If death knocked on your door, and stood waiting at your doorstep with his hand extended…would you be ready? would you regret anything? would you be afraid?
Personally, I’m not afraid of death. I’m not afraid to die, I’m not afraid to take that step forward to leave this world and most likely not even hesitated to ever look back.
Well, do you ever have that feeling of when you wake up that you just wish you were back asleep? To me death is like sleeping. The only difference is that there are no dreams. No second reality where you can live out another version of your life.
No nightmares. No fantasies.
Sounds peaceful to me.
I’m not afraid of death, or of dying. But I am afraid. I’m afraid of missing life. I’m afraid of missing the opportunities to make mistakes and having regrets. I’m afraid of missing the small things that happen during the day that make you smile for no particular reason. I’m afraid of missing both the happiness and the sadness together.
But most of all…I’m afraid that I will not be missed…that I will be the only one missing out.
So I’m living. I’m ready to make a lot of mistakes and wrong turns. I’m ready to break into a dance in the house in my bare feet, to watch a hot air balloon float away into the unknown sky, to stand outside with my tongue out catching the first snowflakes to hit the ground this winter. I’m ready to deal with the good days, full of laughter, happiness, and love. I’m ready to cope through the days where just getting out of bed is the hardest obstacle to conquer; to tackle the demons deep in me and my mind; and to face the downfalls that come from day to day living.

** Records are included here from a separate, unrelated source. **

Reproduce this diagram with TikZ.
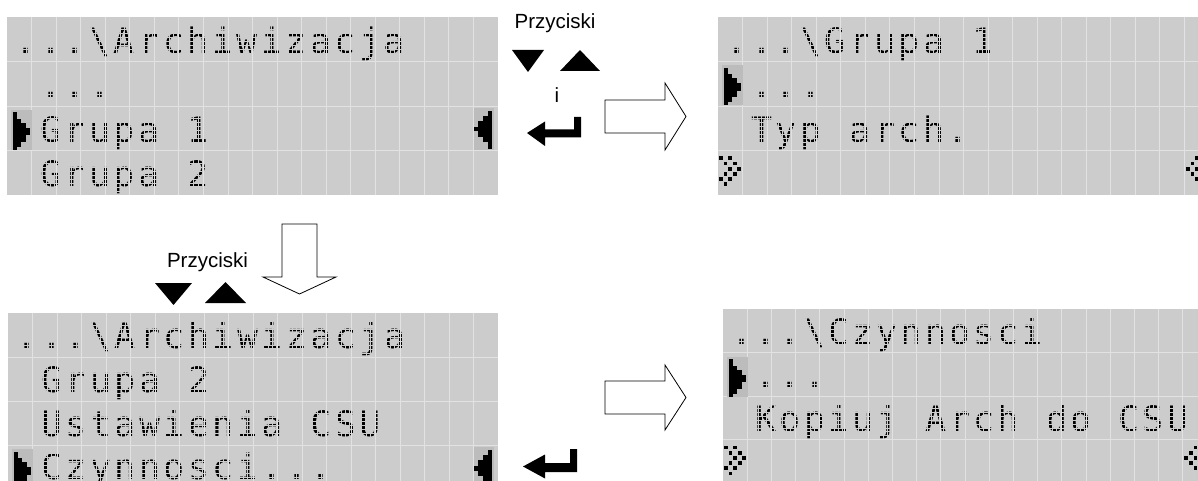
\documentclass[tikz,border=0pt]{standalone}
\usepackage{fontspec}
\setmainfont{Liberation Sans}
\newfontfamily\lcdfont{DejaVu Sans Mono}
\definecolor{lcdbg}{HTML}{CCCCCC}
\definecolor{lcdgrid}{HTML}{E2E2E2}
\newlength\lcdw
\setlength\lcdw{24.55pt}
\ExplSyntaxOn
\NewDocumentCommand \lcd { m }
  { \str_map_inline:nn { #1 } { \lcd_char:n { ##1 } } }
\cs_new_protected:Npn \lcd_char:n #1
  {
    \makebox [ \lcdw ] [ c ]
      { \str_if_eq:nnTF { #1 } { | } { \textbackslash } { #1 } }
  }
\ExplSyntaxOff
\tikzset{
  lcdbgbox/.style={fill=lcdbg, draw=none, inner sep=0pt, outer sep=0pt, anchor=north west},
  gridline/.style={draw=lcdgrid, line width=0.9pt},
  maskline/.style={draw=lcdbg, line width=0.65pt},
  lcdtext/.style={inner sep=0pt, outer sep=0pt, anchor=base west, font=\lcdfont\fontsize{35}{35}\selectfont},
  label/.style={inner sep=0pt, font=\fontsize{20.5}{20.5}\selectfont, anchor=base},
  blockarrow/.style={draw=black, line width=0.8pt, fill=white, line join=miter},
  keyshape/.style={fill=black, draw=none},
}
% panel background: name, x, y, cell w, cell h
\newcommand\lcdpanel[5]{%
  \node[lcdbgbox, minimum width={20*#4}, minimum height={4*#5}] (#1) at (#2,#3) {};
}
% dot mask and grid: x, y, cell w, cell h
\newcommand\lcdgrid[4]{%
  \foreach \k in {0,...,118} \draw[maskline] ({#1+7+\k*#3/6-0.3},#2) -- ++(0,{4*#4});
  \foreach \k in {0,...,43} \draw[maskline] (#1,{#2+\k*#4/11+0.2}) -- ++({20*#3},0);
  \foreach \i in {1,...,19} \draw[gridline] ({#1+\i*#3},#2) -- ++(0,{4*#4});
  \foreach \j in {1,2,3} \draw[gridline] (#1,{#2+\j*#4}) -- ++({20*#3},0);
}
% text row: node name, x, y (row top), cell h, string
\newcommand\lcdrow[5]{%
  \node[lcdtext] (#1) at ({#2+7},{#3+0.81*#4}) {\lcd{#5}};
}
% cursor pointing right, cell top-left
\newcommand\curL[2]{%
  \begin{scope}[shift={(#1,#2)}]
    \fill[black!8!lcdbg] (4,4) rectangle (25,44);
    \fill (6,6.5) rectangle (10,44);
    \fill (10,13) rectangle (14,41);
    \fill (14,17) rectangle (18.5,36);
    \fill (18.5,22) rectangle (23,29.5);
  \end{scope}}
% cursor pointing left
\newcommand\curR[2]{%
  \begin{scope}[shift={(#1,#2)}]
    \fill[black!8!lcdbg] (0,2) rectangle (20,44);
    \fill (14,5) rectangle (18,43);
    \fill (9.5,10) rectangle (14,36);
    \fill (4.5,15) rectangle (9.5,31);
    \fill (0,21) rectangle (4.5,25.5);
  \end{scope}}
\newcommand\scrollL[2]{%
  \foreach \c/\r in {0/0,2/0,1/1,3/1,2/2,4/2,1/3,3/3,0/4,2/4,1/5}
    \fill ({#1+1+\c*4.6},{#2+6+\r*5.2}) rectangle ++(3.8,3.8);}
\newcommand\scrollR[2]{%
  \foreach \c/\r in {0/0,2/0,1/1,3/1,2/2,4/2,1/3,3/3,0/4,2/4,1/5}
    \fill ({#1+1.5+(4-\c)*4.6},{#2+6+\r*5.2}) rectangle ++(3.8,3.8);}
\begin{document}
\begin{tikzpicture}[x=1pt,y=-1pt]
\useasboundingbox (0,0) rectangle (1198,481);
\clip (0,0) rectangle (1198,481);
\fill[white] (0,0) rectangle (1198,481);

% ---------- Panel 1 ----------
\setlength\lcdw{24.55pt}
\lcdpanel{p1}{7}{17}{24.55}{44.5}
\lcdrow{p1r0}{7}{17}{44.5}{...|Archiwizacja}
\lcdrow{p1r1}{7}{61.5}{44.5}{ ...}
\lcdrow{p1r2}{7}{106}{44.5}{ Grupa 1}
\lcdrow{p1r3}{7}{150.5}{44.5}{ Grupa 2}
\lcdgrid{7}{17}{24.55}{44.5}
\curL{7}{106}
\curR{473.5}{106}

% ---------- Panel 2 ----------
\lcdpanel{p2}{718}{17}{24.55}{44.5}
\lcdrow{p2r0}{718}{17}{44.5}{...|Grupa 1}
\lcdrow{p2r1}{718}{61.5}{44.5}{ ...}
\lcdrow{p2r2}{718}{106}{44.5}{ Typ arch.}
\lcdgrid{718}{17}{24.55}{44.5}
\curL{718}{61.5}
\scrollL{718}{150.5}
\scrollR{1184.5}{150.5}

% ---------- Panel 3 ----------
\setlength\lcdw{24.5pt}
\lcdpanel{p3}{8}{313}{24.5}{44}
\lcdrow{p3r0}{8}{313}{44}{...|Archiwizacja}
\lcdrow{p3r1}{8}{357}{44}{ Grupa 2}
\lcdrow{p3r2}{8}{401}{44}{ Ustawienia CSU}
\lcdrow{p3r3}{8}{444}{44}{ Czynnosci...}
\lcdgrid{8}{313}{24.5}{44}
\curL{8}{445}
\curR{473.5}{445}

% ---------- Panel 4 ----------
\setlength\lcdw{24.2pt}
\lcdpanel{p4}{723}{309}{24.2}{43.5}
\lcdrow{p4r0}{723}{309}{43.5}{...|Czynnosci}
\lcdrow{p4r1}{723}{352.5}{43.5}{ ...}
\lcdrow{p4r2}{723}{396}{43.5}{ Kopiuj Arch do CSU}
\lcdgrid{723}{309}{24.2}{43.5}
\curL{723}{352.5}
\scrollL{723}{439.5}
\scrollR{1182.8}{439.5}

% ---------- keys, top ----------
\node[label] (lbl1) at (555,29) {Przyciski};
\fill[keyshape] (512,50) -- (544,50) -- (528,72) -- cycle;
\fill[keyshape] (560,71) -- (600,71) -- (580,50) -- cycle;
\node[label] (lbl2) at (557,103) {i};
\fill[keyshape] (574,117) -- (581,117) -- (581,137.5) -- (545,137.5) -- (545,146) -- (527,133) -- (545,121.5) -- (545,129.5) -- (574,129.5) -- cycle;

% ---------- keys, bottom ----------
\node[label] (lbl3) at (207.5,267) {Przyciski};
\fill[keyshape] (155,283) -- (192,283) -- (173.5,305) -- cycle;
\fill[keyshape] (205,303) -- (246,303) -- (225.5,282) -- cycle;
\fill[keyshape] (570,449) -- (577,449) -- (577,472) -- (545,472) -- (545,478.5) -- (523,466.5) -- (545,454.5) -- (545,463) -- (570,463) -- cycle;

% ---------- block arrows ----------
\draw[blockarrow] (605,100) -- (665,100) -- (665,83) -- (686,116.5) -- (665,150) -- (665,133) -- (605,133) -- cycle;
\draw[blockarrow] (605,381) -- (665,381) -- (665,365) -- (686,397.5) -- (665,430) -- (665,414) -- (605,414) -- cycle;
\draw[blockarrow] (282,224) -- (317,224) -- (317,277) -- (336,277) -- (299.5,294) -- (263,277) -- (282,277) -- cycle;
\end{tikzpicture}
\end{document}
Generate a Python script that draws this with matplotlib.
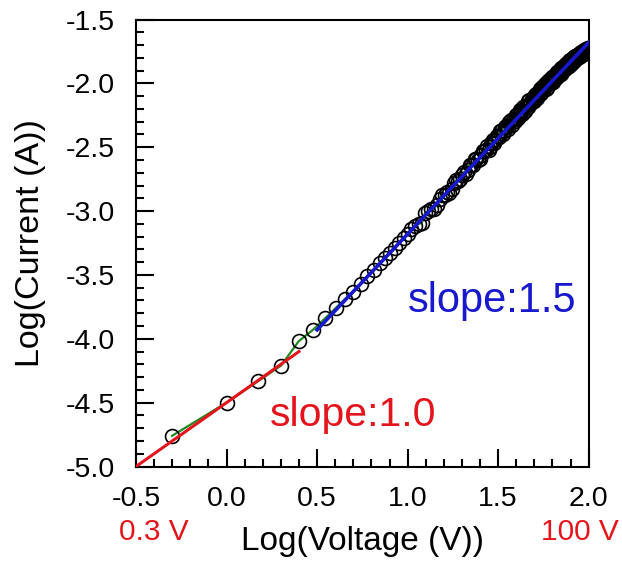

Even tho I’m pretty sure the end of the world is not coming. I’m ready.
Because when death does finally come knocking on my door, with his hand reaching out to me waiting on the doorstep. I will take his hand. I will be ready because I know I will be missed and will not be missing out anymore because I lived. I will regret much, but will also know I only have regrets is because I lived. And no, I will not be afraid because I lived.